### EXERCISE DETAILS
Drop the pictures, then extract the listing word for word.
------------
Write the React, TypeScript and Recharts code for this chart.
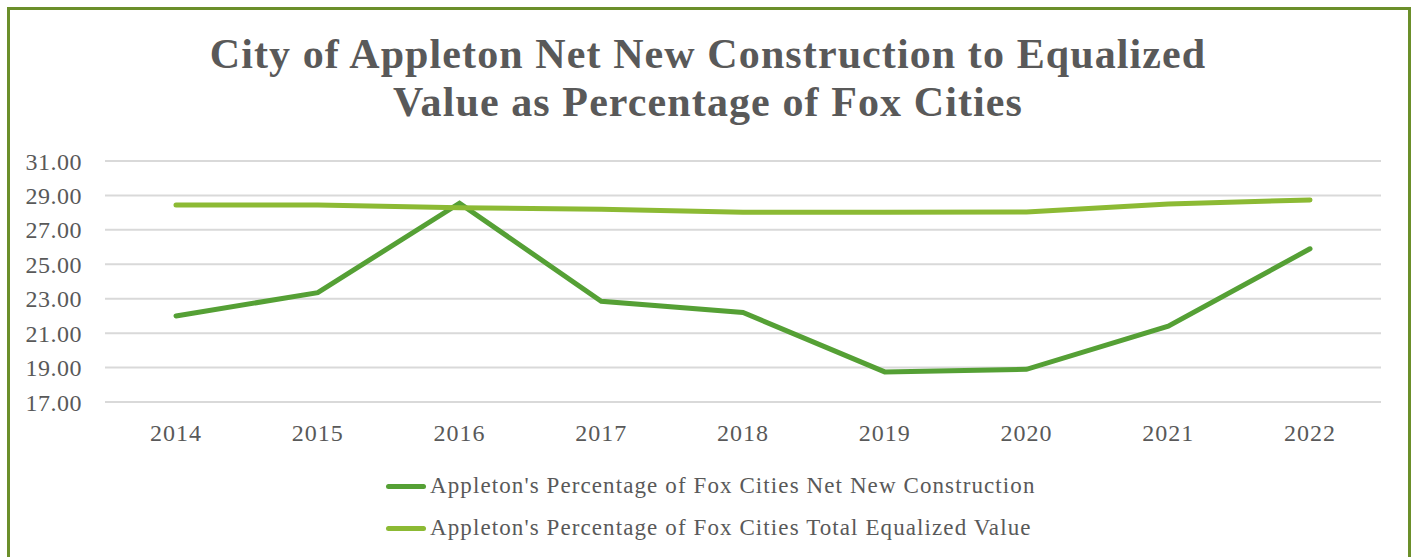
import { LineChart, Line, XAxis, YAxis, CartesianGrid, Legend } from "recharts"

const years = ["2014", "2015", "2016", "2017", "2018", "2019", "2020", "2021", "2022"]
const netNewConstruction = [22.0, 23.35, 28.55, 22.85, 22.2, 18.75, 18.9, 21.4, 25.9]
const totalEqualizedValue = [28.45, 28.45, 28.28, 28.2, 28.03, 28.03, 28.04, 28.5, 28.74]
const yTicks = [17, 19, 21, 23, 25, 27, 29, 31]

const seriesNames = {
  net: "Appleton's Percentage of Fox Cities Net New Construction",
  total: "Appleton's Percentage of Fox Cities Total Equalized Value",
}

const FONT = "'Liberation Serif', serif"
const TEXT = "#595959"

const data = years.map((year, i) => ({
  year,
  net: netNewConstruction[i],
  total: totalEqualizedValue[i],
}))

// legend is stacked, one entry per row, like the Excel original
const renderLegend = ({ payload }: any) => (
  <div style={{ fontFamily: FONT, fontSize: 23, letterSpacing: 1.1, color: TEXT }}>
    {(payload || []).map((entry: any) => (
      <div key={entry.value} style={{ display: "flex", alignItems: "center", height: 42 }}>
        <div style={{ width: 40, height: 5, borderRadius: 3, background: entry.color, marginRight: 4 }} />
        <span>{entry.value}</span>
      </div>
    ))}
  </div>
)

export default function App() {
  return (
    <div style={{ position: "fixed", left: 0, top: 0, width: 1416, height: 557, background: "#fff", overflow: "hidden" }}>
      <div
        style={{
          position: "absolute",
          left: 7,
          top: 7,
          width: 1398,
          height: 600,
          border: "3px solid #6b8f2a",
        }}
      />
      <div
        style={{
          position: "absolute",
          left: 0,
          top: 30,
          width: 1416,
          textAlign: "center",
          fontFamily: FONT,
          fontWeight: "bold",
          fontSize: 42,
          letterSpacing: 1.1,
          lineHeight: "48px",
          color: TEXT,
        }}
      >
        City of Appleton Net New Construction to Equalized
        <br />
        Value as Percentage of Fox Cities
      </div>
      <div style={{ position: "absolute", left: 0, top: 0 }}>
        <LineChart width={1416} height={557} data={data} margin={{ top: 161, right: 35, bottom: 125, left: 0 }}>
          <CartesianGrid vertical={false} stroke="#d9d9d9" strokeWidth={2} />
          <XAxis
            dataKey="year"
            height={30}
            axisLine={false}
            tickLine={false}
            tickSize={0}
            tickMargin={22}
            padding={{ left: 71, right: 71 }}
            tick={{ fill: TEXT, fontSize: 24, fontFamily: FONT, letterSpacing: 1 }}
          />
          <YAxis
            width={105}
            domain={[17, 31]}
            ticks={yTicks}
            axisLine={false}
            tickLine={false}
            tickSize={0}
            tickMargin={23}
            tickFormatter={(v: number) => v.toFixed(2)}
            tick={{ fill: TEXT, fontSize: 24, fontFamily: FONT, letterSpacing: 0.5 }}
          />
          <Line
            dataKey="net"
            name={seriesNames.net}
            stroke="#55a035"
            strokeWidth={5}
            dot={false}
            strokeLinecap="round"
            isAnimationActive={false}
          />
          <Line
            dataKey="total"
            name={seriesNames.total}
            stroke="#8cba34"
            strokeWidth={5}
            dot={false}
            strokeLinecap="round"
            isAnimationActive={false}
          />
          <Legend
            layout="vertical"
            verticalAlign="middle"
            align="center"
            content={renderLegend}
            wrapperStyle={{ top: 465, left: 386, width: 700, height: 84 }}
          />
        </LineChart>
      </div>
    </div>
  )
}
------------
### EXERCISE SOLUTION
Write the React, TypeScript and Recharts code for this chart.
import { LineChart, Line, XAxis, YAxis, CartesianGrid, Legend } from "recharts"

const years = ["2014", "2015", "2016", "2017", "2018", "2019", "2020", "2021", "2022"]
const netNewConstruction = [22.0, 23.35, 28.55, 22.85, 22.2, 18.75, 18.9, 21.4, 25.9]
const totalEqualizedValue = [28.45, 28.45, 28.28, 28.2, 28.03, 28.03, 28.04, 28.5, 28.74]
const yTicks = [17, 19, 21, 23, 25, 27, 29, 31]

const seriesNames = {
  net: "Appleton's Percentage of Fox Cities Net New Construction",
  total: "Appleton's Percentage of Fox Cities Total Equalized Value",
}

const FONT = "'Liberation Serif', serif"
const TEXT = "#595959"

const data = years.map((year, i) => ({
  year,
  net: netNewConstruction[i],
  total: totalEqualizedValue[i],
}))

// legend is stacked, one entry per row, like the Excel original
const renderLegend = ({ payload }: any) => (
  <div style={{ fontFamily: FONT, fontSize: 23, letterSpacing: 1.1, color: TEXT }}>
    {(payload || []).map((entry: any) => (
      <div key={entry.value} style={{ display: "flex", alignItems: "center", height: 42 }}>
        <div style={{ width: 40, height: 5, borderRadius: 3, background: entry.color, marginRight: 4 }} />
        <span>{entry.value}</span>
      </div>
    ))}
  </div>
)

export default function App() {
  return (
    <div style={{ position: "fixed", left: 0, top: 0, width: 1416, height: 557, background: "#fff", overflow: "hidden" }}>
      <div
        style={{
          position: "absolute",
          left: 7,
          top: 7,
          width: 1398,
          height: 600,
          border: "3px solid #6b8f2a",
        }}
      />
      <div
        style={{
          position: "absolute",
          left: 0,
          top: 30,
          width: 1416,
          textAlign: "center",
          fontFamily: FONT,
          fontWeight: "bold",
          fontSize: 42,
          letterSpacing: 1.1,
          lineHeight: "48px",
          color: TEXT,
        }}
      >
        City of Appleton Net New Construction to Equalized
        <br />
        Value as Percentage of Fox Cities
      </div>
      <div style={{ position: "absolute", left: 0, top: 0 }}>
        <LineChart width={1416} height={557} data={data} margin={{ top: 161, right: 35, bottom: 125, left: 0 }}>
          <CartesianGrid vertical={false} stroke="#d9d9d9" strokeWidth={2} />
          <XAxis
            dataKey="year"
            height={30}
            axisLine={false}
            tickLine={false}
            tickSize={0}
            tickMargin={22}
            padding={{ left: 71, right: 71 }}
            tick={{ fill: TEXT, fontSize: 24, fontFamily: FONT, letterSpacing: 1 }}
          />
          <YAxis
            width={105}
            domain={[17, 31]}
            ticks={yTicks}
            axisLine={false}
            tickLine={false}
            tickSize={0}
            tickMargin={23}
            tickFormatter={(v: number) => v.toFixed(2)}
            tick={{ fill: TEXT, fontSize: 24, fontFamily: FONT, letterSpacing: 0.5 }}
          />
          <Line
            dataKey="net"
            name={seriesNames.net}
            stroke="#55a035"
            strokeWidth={5}
            dot={false}
            strokeLinecap="round"
            isAnimationActive={false}
          />
          <Line
            dataKey="total"
            name={seriesNames.total}
            stroke="#8cba34"
            strokeWidth={5}
            dot={false}
            strokeLinecap="round"
            isAnimationActive={false}
          />
          <Legend
            layout="vertical"
            verticalAlign="middle"
            align="center"
            content={renderLegend}
            wrapperStyle={{ top: 465, left: 386, width: 700, height: 84 }}
          />
        </LineChart>
      </div>
    </div>
  )
}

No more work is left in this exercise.